> EXERCISE BRIEF: Find the word "draw" in the data. Return every line where it appears.

> DATA SHOWN:

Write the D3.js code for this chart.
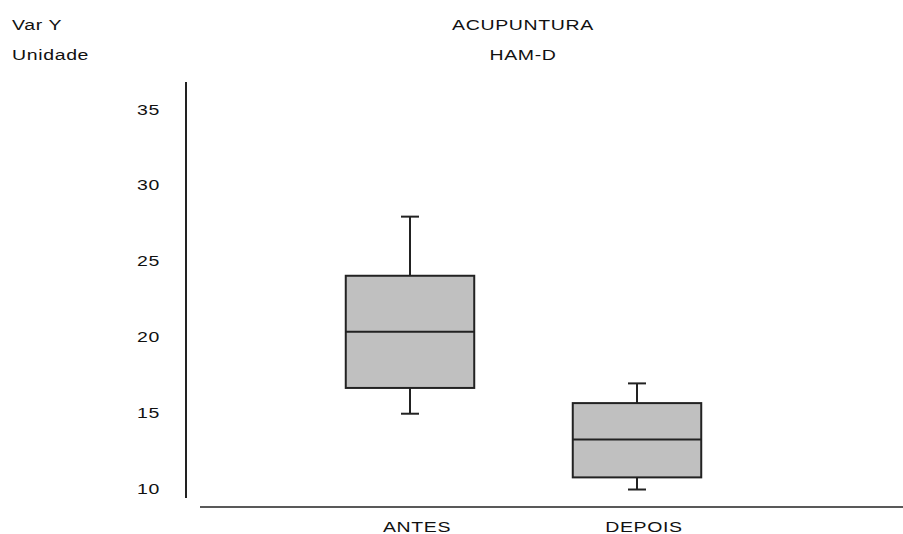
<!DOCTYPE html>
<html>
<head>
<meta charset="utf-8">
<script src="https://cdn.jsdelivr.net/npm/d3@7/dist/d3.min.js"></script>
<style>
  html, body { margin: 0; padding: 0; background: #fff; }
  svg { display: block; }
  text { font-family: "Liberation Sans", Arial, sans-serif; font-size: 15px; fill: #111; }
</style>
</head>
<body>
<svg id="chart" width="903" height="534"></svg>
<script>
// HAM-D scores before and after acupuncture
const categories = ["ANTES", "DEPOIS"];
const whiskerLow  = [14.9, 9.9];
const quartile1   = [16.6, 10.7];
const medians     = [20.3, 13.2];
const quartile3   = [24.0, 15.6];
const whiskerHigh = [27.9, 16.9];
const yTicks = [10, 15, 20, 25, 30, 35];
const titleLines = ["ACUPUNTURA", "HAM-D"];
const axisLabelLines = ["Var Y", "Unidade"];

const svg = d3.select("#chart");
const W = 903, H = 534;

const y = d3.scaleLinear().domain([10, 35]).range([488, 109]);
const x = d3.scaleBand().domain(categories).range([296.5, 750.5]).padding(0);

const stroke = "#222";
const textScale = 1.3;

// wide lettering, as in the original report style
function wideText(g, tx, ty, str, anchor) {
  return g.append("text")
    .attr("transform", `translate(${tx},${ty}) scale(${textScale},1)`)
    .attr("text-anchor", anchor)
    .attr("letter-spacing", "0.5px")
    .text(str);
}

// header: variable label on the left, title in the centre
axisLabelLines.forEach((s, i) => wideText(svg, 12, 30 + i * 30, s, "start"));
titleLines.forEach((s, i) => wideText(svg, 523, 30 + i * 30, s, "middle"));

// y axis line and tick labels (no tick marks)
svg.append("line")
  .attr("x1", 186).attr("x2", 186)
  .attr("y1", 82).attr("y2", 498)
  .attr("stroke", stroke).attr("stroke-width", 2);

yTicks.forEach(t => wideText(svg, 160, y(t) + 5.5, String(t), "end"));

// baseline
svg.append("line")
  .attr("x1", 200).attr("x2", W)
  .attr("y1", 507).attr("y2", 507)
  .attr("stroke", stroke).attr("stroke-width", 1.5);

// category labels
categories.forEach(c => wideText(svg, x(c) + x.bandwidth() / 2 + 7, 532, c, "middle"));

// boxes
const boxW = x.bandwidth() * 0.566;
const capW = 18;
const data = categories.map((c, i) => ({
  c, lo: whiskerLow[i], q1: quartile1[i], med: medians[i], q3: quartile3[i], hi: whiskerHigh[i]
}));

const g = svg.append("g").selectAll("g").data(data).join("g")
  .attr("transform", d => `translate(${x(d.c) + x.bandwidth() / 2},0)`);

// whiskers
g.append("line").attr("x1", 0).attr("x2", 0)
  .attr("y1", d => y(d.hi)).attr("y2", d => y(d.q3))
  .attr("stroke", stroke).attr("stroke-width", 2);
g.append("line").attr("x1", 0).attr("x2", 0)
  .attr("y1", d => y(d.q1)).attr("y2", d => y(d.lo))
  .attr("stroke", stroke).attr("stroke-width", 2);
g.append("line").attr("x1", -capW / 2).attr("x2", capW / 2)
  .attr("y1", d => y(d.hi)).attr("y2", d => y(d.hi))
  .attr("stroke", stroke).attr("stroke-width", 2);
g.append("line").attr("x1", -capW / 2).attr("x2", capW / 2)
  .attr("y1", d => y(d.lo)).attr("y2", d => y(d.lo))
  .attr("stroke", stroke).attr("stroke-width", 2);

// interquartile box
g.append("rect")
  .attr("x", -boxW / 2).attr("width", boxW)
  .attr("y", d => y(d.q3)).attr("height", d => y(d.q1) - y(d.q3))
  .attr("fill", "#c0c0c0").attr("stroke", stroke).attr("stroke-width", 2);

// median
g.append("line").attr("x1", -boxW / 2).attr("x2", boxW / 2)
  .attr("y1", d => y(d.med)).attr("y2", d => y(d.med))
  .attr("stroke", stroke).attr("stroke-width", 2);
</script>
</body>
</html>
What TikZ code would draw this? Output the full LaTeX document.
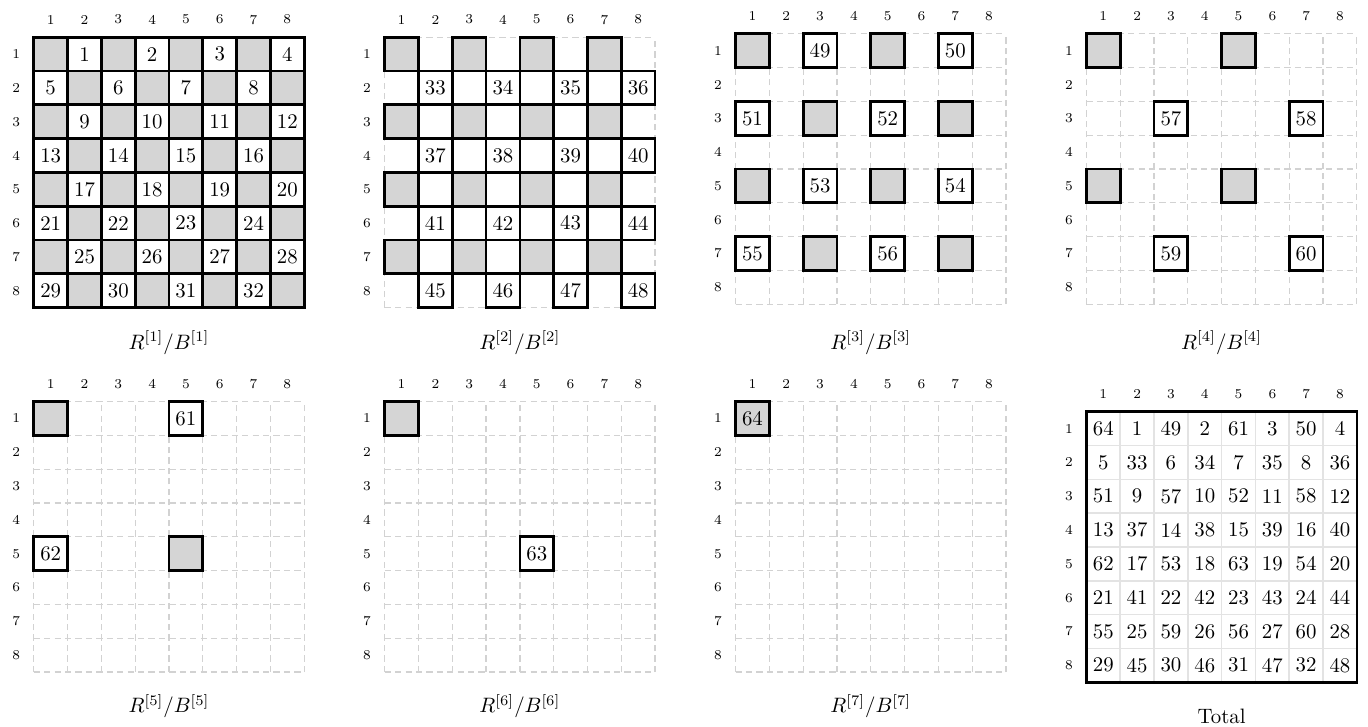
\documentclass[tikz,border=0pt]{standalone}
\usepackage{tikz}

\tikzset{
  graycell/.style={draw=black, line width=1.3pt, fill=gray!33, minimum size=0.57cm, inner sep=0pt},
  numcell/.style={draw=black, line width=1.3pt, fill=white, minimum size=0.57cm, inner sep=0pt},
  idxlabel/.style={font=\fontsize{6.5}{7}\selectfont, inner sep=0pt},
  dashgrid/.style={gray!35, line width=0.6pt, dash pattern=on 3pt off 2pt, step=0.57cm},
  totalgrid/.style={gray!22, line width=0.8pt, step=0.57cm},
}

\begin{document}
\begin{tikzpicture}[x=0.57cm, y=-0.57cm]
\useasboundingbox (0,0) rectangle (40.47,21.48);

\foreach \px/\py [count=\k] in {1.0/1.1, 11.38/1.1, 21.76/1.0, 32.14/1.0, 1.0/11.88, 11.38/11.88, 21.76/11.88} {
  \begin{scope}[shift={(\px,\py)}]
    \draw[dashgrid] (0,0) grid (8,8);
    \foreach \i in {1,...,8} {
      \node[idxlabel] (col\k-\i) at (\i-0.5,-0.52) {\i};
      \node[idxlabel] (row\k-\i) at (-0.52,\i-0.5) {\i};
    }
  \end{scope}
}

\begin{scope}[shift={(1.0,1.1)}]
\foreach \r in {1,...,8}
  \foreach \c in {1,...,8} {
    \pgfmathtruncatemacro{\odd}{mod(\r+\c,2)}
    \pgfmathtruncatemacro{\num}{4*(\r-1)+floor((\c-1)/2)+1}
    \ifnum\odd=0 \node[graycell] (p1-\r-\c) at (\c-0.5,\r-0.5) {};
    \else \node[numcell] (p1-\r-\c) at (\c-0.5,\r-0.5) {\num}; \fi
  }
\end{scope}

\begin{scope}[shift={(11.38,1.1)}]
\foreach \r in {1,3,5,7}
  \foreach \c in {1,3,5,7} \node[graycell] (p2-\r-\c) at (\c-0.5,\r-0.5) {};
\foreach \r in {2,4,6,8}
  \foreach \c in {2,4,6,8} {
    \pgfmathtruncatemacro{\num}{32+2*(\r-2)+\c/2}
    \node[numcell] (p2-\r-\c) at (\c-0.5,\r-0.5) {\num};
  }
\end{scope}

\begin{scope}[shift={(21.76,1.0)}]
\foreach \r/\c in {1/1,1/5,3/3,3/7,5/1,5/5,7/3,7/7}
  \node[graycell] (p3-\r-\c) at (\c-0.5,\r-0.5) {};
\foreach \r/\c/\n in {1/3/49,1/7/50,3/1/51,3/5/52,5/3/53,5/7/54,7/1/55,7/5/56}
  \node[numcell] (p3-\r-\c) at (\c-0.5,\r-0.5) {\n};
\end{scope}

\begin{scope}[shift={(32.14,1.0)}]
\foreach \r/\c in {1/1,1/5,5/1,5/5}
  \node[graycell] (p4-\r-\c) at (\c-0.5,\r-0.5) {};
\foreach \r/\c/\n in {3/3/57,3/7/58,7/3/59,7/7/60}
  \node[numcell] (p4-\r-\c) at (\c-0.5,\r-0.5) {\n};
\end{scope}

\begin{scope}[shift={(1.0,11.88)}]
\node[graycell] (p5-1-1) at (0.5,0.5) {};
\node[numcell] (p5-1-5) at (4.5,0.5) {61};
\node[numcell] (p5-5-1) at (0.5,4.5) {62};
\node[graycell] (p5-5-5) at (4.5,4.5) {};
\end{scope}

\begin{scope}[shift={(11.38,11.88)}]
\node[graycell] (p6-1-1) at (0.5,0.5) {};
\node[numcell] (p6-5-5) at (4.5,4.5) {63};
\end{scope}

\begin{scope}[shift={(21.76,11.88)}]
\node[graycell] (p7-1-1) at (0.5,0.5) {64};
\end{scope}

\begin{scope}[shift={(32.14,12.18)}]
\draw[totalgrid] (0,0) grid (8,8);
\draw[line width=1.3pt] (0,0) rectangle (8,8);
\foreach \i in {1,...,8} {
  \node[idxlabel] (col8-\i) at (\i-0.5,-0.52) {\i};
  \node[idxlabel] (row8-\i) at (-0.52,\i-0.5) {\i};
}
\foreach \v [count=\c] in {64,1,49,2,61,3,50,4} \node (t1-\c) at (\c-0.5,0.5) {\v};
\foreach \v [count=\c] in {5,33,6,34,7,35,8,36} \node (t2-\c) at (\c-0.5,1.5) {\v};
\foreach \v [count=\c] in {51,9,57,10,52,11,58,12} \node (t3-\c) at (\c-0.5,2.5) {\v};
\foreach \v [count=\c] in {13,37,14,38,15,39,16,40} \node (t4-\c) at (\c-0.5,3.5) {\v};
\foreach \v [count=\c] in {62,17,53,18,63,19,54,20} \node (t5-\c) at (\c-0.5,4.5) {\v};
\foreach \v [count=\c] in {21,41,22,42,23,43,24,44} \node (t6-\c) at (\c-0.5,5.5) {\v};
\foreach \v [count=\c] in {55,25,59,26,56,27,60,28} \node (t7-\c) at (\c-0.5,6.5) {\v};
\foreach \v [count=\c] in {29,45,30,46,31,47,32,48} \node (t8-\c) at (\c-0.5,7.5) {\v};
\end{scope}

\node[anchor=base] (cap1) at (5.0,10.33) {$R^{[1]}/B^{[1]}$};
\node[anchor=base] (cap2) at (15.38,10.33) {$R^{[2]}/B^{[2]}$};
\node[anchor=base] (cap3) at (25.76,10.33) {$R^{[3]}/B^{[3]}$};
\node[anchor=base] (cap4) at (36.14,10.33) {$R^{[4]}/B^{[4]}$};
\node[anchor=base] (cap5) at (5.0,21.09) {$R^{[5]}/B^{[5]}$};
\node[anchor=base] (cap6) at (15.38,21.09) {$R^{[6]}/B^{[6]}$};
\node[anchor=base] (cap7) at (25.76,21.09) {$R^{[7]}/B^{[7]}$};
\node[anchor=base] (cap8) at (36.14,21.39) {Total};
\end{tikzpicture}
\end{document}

* * *

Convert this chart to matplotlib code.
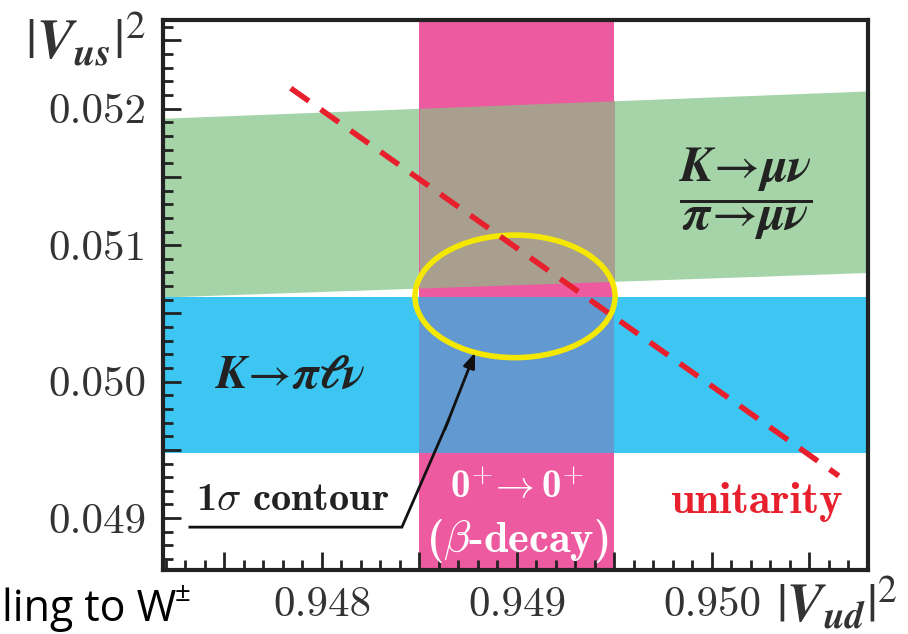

> PROBLEM SOLUTION:
What TikZ code would draw this? Output the full LaTeX document.
  graycell/.style={draw=black, line width=1.3pt, fill=gray!33, minimum size=0.57cm, inner sep=0pt},
  numcell/.style={draw=black, line width=1.3pt, fill=white, minimum size=0.57cm, inner sep=0pt},
    \draw[dashgrid] (0,0) grid (8,8);
\draw[totalgrid] (0,0) grid (8,8);
\draw[line width=1.3pt] (0,0) rectangle (8,8);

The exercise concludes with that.